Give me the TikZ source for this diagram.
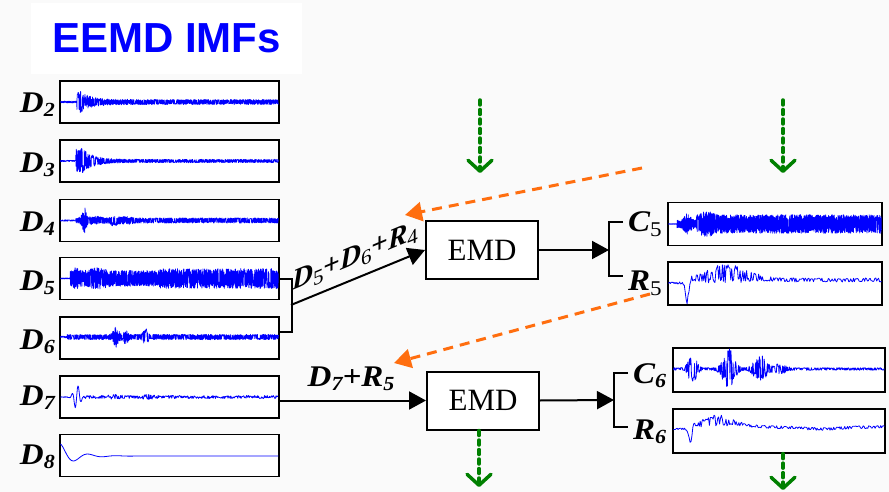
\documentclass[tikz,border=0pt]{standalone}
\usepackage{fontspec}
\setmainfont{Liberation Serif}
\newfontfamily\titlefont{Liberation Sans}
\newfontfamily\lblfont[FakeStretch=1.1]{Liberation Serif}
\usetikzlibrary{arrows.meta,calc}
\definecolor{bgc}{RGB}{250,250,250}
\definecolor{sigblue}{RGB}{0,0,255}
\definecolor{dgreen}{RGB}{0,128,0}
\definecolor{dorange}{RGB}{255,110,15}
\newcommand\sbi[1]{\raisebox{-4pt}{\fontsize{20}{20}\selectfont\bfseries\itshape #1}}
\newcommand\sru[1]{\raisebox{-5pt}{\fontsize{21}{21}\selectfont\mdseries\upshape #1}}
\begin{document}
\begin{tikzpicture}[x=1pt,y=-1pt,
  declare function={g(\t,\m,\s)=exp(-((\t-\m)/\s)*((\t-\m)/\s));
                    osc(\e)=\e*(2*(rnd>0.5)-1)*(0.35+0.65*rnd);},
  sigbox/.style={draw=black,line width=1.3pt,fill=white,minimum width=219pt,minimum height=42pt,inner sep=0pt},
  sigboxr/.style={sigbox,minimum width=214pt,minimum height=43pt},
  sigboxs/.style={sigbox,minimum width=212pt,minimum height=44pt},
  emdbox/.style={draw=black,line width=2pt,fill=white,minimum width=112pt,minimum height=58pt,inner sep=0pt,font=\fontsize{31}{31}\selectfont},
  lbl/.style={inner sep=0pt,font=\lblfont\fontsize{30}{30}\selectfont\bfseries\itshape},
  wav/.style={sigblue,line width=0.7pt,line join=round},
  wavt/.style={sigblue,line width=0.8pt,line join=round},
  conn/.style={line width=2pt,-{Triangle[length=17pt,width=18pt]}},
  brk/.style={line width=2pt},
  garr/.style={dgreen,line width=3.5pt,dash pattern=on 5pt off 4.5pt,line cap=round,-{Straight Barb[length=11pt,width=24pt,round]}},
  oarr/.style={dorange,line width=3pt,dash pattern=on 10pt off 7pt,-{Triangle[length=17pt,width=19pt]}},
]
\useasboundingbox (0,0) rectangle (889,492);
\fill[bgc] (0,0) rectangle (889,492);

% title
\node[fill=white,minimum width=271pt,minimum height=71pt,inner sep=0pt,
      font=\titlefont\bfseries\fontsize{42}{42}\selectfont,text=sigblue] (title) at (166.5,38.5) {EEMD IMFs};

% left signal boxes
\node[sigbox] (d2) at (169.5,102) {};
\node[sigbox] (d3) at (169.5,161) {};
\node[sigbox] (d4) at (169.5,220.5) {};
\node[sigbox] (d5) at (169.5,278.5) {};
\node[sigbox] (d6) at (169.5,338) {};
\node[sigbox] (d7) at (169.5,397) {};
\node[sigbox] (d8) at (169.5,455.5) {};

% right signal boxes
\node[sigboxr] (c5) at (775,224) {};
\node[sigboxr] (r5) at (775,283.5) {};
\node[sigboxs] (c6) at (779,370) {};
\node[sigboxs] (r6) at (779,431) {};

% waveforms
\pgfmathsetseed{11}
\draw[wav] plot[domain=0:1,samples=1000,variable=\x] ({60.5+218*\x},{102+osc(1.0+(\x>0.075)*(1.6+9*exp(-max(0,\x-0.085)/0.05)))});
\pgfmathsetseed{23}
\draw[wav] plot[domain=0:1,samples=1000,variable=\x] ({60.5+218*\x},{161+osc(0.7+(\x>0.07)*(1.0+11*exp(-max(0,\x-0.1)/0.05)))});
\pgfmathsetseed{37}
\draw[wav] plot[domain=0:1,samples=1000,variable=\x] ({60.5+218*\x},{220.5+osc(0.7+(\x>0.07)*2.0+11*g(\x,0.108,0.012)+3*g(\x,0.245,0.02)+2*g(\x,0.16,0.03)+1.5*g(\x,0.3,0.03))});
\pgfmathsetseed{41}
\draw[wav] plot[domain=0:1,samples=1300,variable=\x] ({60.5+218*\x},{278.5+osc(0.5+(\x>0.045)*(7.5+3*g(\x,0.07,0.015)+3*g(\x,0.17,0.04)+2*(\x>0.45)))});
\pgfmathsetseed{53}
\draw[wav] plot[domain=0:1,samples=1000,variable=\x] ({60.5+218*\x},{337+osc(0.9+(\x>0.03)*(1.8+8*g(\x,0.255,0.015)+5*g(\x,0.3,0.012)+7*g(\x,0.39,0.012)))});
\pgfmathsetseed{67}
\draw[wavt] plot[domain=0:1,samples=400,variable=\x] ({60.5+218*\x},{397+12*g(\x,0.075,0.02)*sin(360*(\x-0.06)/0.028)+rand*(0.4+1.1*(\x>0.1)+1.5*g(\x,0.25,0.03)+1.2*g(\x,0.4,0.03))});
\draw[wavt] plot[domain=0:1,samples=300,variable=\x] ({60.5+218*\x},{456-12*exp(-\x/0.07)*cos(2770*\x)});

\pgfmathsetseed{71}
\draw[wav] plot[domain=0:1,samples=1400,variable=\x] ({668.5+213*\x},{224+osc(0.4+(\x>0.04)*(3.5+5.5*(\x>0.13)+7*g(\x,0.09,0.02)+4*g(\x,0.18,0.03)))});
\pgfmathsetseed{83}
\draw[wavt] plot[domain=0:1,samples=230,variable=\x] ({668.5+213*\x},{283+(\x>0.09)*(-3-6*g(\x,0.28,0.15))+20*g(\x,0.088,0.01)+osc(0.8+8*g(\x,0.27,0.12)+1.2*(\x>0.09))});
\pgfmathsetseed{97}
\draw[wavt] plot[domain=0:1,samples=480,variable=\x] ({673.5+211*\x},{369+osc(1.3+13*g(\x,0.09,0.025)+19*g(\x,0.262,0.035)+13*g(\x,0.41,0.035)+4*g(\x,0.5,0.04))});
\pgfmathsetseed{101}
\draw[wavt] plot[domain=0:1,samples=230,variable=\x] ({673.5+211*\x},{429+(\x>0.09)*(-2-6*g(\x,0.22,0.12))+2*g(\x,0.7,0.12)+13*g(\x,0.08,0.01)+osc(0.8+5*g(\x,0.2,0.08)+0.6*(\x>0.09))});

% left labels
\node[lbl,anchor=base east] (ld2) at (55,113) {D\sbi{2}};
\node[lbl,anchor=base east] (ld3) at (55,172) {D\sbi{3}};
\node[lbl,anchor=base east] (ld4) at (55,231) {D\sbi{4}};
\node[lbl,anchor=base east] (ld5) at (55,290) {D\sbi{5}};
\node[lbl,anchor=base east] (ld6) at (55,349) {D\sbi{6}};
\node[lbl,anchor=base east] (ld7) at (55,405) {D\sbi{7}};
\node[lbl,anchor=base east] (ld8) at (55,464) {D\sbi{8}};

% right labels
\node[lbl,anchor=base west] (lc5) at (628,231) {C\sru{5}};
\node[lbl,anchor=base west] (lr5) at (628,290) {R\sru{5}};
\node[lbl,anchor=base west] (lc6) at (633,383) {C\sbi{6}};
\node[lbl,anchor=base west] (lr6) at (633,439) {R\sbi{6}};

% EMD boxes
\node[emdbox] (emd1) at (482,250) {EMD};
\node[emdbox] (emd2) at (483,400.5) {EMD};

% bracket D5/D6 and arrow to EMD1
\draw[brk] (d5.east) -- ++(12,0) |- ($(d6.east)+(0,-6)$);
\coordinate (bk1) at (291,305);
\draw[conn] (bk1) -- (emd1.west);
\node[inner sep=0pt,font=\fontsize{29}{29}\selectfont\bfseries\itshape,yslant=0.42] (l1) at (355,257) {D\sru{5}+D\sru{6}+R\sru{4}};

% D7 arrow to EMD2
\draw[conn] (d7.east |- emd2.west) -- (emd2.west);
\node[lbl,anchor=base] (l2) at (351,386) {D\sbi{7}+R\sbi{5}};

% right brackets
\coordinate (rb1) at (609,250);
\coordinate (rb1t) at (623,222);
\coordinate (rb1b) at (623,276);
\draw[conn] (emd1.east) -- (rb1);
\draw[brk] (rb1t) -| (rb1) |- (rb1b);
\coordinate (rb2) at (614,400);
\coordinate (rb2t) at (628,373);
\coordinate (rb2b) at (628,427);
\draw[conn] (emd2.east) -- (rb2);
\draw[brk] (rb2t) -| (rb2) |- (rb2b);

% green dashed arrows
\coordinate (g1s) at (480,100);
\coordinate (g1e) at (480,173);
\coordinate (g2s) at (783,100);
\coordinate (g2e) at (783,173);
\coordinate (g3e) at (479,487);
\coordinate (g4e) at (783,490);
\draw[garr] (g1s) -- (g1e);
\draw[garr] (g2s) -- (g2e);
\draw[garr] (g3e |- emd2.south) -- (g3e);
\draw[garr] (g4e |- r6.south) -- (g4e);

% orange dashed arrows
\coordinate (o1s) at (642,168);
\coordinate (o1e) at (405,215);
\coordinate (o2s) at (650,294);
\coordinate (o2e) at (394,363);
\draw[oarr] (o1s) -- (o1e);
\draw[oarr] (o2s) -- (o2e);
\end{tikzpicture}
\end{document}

==

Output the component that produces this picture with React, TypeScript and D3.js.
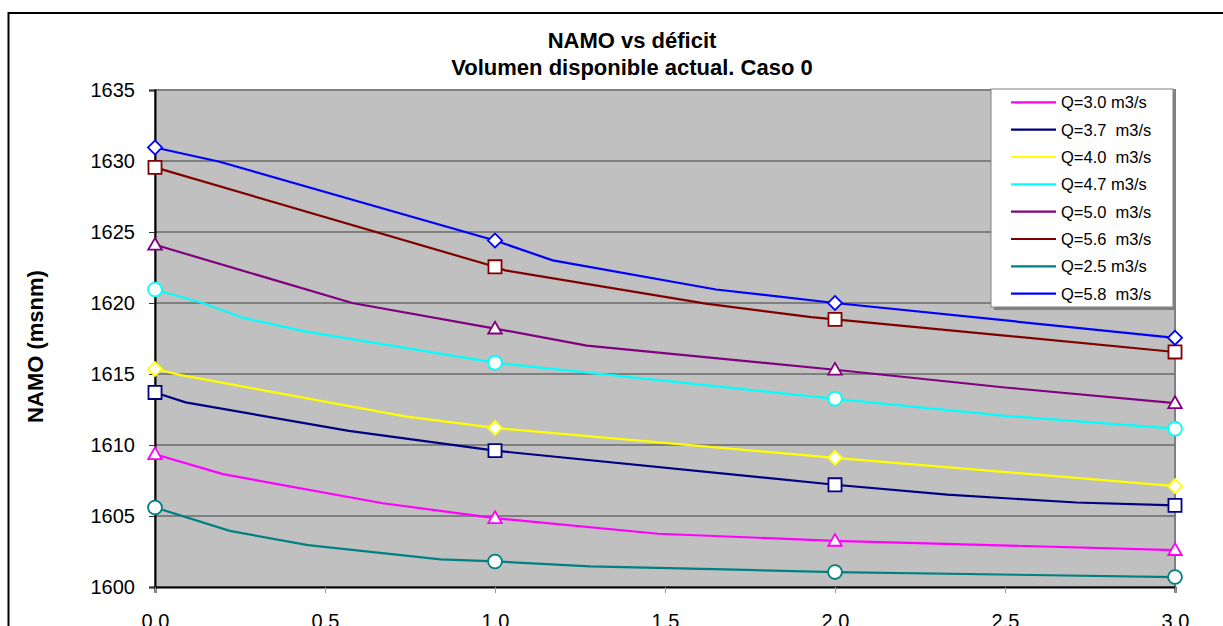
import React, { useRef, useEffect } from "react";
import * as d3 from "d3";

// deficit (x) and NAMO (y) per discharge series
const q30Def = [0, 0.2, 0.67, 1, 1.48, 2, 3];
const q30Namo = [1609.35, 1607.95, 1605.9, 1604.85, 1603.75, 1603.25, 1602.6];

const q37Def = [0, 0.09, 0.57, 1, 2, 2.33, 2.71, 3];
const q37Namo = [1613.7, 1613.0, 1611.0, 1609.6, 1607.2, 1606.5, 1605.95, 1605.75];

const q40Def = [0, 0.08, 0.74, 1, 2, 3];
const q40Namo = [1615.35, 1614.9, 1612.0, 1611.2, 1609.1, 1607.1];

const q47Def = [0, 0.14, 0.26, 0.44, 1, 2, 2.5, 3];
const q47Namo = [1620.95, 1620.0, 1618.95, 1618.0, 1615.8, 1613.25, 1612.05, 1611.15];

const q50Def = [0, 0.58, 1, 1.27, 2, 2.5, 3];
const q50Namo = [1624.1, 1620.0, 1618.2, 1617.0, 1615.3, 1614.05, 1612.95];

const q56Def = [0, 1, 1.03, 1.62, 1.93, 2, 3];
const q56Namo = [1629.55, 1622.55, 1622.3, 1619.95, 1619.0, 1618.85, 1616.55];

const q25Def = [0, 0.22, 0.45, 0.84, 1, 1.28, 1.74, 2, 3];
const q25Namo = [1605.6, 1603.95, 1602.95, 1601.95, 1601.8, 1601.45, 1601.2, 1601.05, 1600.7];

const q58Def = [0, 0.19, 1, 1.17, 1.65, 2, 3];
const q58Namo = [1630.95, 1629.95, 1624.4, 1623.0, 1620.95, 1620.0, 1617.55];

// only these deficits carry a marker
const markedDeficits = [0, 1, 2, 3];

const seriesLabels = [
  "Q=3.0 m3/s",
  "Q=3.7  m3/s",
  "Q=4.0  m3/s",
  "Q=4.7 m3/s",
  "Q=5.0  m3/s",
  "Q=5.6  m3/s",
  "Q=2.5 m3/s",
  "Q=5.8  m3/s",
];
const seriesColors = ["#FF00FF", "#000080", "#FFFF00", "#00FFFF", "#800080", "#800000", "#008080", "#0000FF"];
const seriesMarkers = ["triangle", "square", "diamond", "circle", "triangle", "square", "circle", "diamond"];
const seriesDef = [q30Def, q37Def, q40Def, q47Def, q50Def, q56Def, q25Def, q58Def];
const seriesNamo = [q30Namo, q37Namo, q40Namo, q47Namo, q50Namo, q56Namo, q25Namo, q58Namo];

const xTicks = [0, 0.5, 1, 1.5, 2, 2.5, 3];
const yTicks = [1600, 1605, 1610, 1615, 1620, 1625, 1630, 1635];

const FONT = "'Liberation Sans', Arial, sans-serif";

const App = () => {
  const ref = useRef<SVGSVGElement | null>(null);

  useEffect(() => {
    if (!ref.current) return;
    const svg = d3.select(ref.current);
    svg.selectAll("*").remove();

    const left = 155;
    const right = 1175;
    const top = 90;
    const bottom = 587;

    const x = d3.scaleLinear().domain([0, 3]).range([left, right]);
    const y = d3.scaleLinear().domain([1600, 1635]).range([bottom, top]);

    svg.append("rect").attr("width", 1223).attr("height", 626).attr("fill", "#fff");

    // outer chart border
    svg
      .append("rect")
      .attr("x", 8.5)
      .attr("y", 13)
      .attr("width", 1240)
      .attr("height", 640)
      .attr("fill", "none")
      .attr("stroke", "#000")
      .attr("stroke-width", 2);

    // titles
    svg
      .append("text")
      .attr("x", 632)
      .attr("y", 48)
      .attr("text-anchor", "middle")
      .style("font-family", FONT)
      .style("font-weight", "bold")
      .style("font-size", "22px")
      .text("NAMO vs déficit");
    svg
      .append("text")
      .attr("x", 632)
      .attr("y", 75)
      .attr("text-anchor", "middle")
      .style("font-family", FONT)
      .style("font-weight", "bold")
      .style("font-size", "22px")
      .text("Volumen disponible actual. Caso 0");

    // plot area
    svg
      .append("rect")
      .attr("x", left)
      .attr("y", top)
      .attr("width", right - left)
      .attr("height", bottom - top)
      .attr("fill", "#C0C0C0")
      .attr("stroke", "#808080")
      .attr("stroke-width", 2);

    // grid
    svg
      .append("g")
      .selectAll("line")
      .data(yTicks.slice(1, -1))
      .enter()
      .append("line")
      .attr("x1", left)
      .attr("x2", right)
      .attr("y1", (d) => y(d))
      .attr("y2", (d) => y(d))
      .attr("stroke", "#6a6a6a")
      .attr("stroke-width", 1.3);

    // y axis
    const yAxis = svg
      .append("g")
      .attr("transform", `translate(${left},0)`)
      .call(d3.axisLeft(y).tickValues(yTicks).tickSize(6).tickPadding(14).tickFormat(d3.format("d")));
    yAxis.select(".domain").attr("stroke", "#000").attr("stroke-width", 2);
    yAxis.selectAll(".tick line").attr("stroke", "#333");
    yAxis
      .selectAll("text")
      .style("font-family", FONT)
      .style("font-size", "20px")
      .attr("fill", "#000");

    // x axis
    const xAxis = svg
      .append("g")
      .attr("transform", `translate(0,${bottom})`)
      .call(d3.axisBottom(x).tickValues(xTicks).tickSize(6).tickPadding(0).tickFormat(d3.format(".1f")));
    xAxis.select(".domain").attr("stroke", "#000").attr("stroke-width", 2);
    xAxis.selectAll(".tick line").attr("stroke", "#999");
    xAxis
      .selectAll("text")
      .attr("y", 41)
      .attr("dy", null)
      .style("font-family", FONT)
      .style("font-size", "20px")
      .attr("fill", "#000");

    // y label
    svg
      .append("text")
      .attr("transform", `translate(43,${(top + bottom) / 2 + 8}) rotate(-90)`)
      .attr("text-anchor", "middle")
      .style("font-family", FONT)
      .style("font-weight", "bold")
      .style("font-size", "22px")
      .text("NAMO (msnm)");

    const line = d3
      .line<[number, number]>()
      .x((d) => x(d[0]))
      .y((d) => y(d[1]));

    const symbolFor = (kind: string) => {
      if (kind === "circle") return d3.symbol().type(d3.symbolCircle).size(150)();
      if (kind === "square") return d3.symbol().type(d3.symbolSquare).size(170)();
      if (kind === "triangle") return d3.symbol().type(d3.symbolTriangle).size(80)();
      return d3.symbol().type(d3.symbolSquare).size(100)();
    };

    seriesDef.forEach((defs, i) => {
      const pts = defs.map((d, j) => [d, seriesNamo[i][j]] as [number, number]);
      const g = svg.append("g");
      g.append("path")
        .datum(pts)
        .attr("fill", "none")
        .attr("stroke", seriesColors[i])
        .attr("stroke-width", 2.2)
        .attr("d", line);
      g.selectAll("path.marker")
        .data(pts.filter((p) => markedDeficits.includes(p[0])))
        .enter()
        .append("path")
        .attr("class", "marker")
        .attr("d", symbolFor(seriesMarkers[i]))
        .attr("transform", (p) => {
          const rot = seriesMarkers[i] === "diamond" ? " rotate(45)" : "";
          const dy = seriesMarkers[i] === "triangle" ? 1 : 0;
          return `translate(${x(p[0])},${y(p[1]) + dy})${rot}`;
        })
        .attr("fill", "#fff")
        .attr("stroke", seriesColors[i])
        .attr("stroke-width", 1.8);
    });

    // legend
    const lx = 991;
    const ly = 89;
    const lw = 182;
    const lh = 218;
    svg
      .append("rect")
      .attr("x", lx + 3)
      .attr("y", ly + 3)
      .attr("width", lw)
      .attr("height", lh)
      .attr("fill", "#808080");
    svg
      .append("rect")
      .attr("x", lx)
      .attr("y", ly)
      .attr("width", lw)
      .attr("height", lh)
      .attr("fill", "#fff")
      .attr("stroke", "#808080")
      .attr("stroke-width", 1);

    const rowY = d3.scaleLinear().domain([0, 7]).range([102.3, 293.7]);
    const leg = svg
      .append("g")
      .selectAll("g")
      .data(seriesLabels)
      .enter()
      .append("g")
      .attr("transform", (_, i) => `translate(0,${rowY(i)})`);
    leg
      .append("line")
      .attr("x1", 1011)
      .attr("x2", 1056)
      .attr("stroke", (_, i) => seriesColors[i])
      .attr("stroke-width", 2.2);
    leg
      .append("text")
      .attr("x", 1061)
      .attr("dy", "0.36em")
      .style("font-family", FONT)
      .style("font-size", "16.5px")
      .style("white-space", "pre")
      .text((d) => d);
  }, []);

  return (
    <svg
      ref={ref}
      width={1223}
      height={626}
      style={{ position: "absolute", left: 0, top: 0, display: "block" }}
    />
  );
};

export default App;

→ **OBJECTIVE**: Output exactly the lines above, from the line with "Give me the TikZ source for this diagram." to the line with "(title) at (166.5,38.5)", both included; skip the pictures.

→ **ANSWER TO THE PROBLEM**:
Give me the TikZ source for this diagram.
\documentclass[tikz,border=0pt]{standalone}
\usepackage{fontspec}
\setmainfont{Liberation Serif}
\newfontfamily\titlefont{Liberation Sans}
\newfontfamily\lblfont[FakeStretch=1.1]{Liberation Serif}
\usetikzlibrary{arrows.meta,calc}
\definecolor{bgc}{RGB}{250,250,250}
\definecolor{sigblue}{RGB}{0,0,255}
\definecolor{dgreen}{RGB}{0,128,0}
\definecolor{dorange}{RGB}{255,110,15}
\newcommand\sbi[1]{\raisebox{-4pt}{\fontsize{20}{20}\selectfont\bfseries\itshape #1}}
\newcommand\sru[1]{\raisebox{-5pt}{\fontsize{21}{21}\selectfont\mdseries\upshape #1}}
\begin{document}
\begin{tikzpicture}[x=1pt,y=-1pt,
  declare function={g(\t,\m,\s)=exp(-((\t-\m)/\s)*((\t-\m)/\s));
                    osc(\e)=\e*(2*(rnd>0.5)-1)*(0.35+0.65*rnd);},
  sigbox/.style={draw=black,line width=1.3pt,fill=white,minimum width=219pt,minimum height=42pt,inner sep=0pt},
  sigboxr/.style={sigbox,minimum width=214pt,minimum height=43pt},
  sigboxs/.style={sigbox,minimum width=212pt,minimum height=44pt},
  emdbox/.style={draw=black,line width=2pt,fill=white,minimum width=112pt,minimum height=58pt,inner sep=0pt,font=\fontsize{31}{31}\selectfont},
  lbl/.style={inner sep=0pt,font=\lblfont\fontsize{30}{30}\selectfont\bfseries\itshape},
  wav/.style={sigblue,line width=0.7pt,line join=round},
  wavt/.style={sigblue,line width=0.8pt,line join=round},
  conn/.style={line width=2pt,-{Triangle[length=17pt,width=18pt]}},
  brk/.style={line width=2pt},
  garr/.style={dgreen,line width=3.5pt,dash pattern=on 5pt off 4.5pt,line cap=round,-{Straight Barb[length=11pt,width=24pt,round]}},
  oarr/.style={dorange,line width=3pt,dash pattern=on 10pt off 7pt,-{Triangle[length=17pt,width=19pt]}},
]
\useasboundingbox (0,0) rectangle (889,492);
\fill[bgc] (0,0) rectangle (889,492);

% title
\node[fill=white,minimum width=271pt,minimum height=71pt,inner sep=0pt,
      font=\titlefont\bfseries\fontsize{42}{42}\selectfont,text=sigblue] (title) at (166.5,38.5) {EEMD IMFs};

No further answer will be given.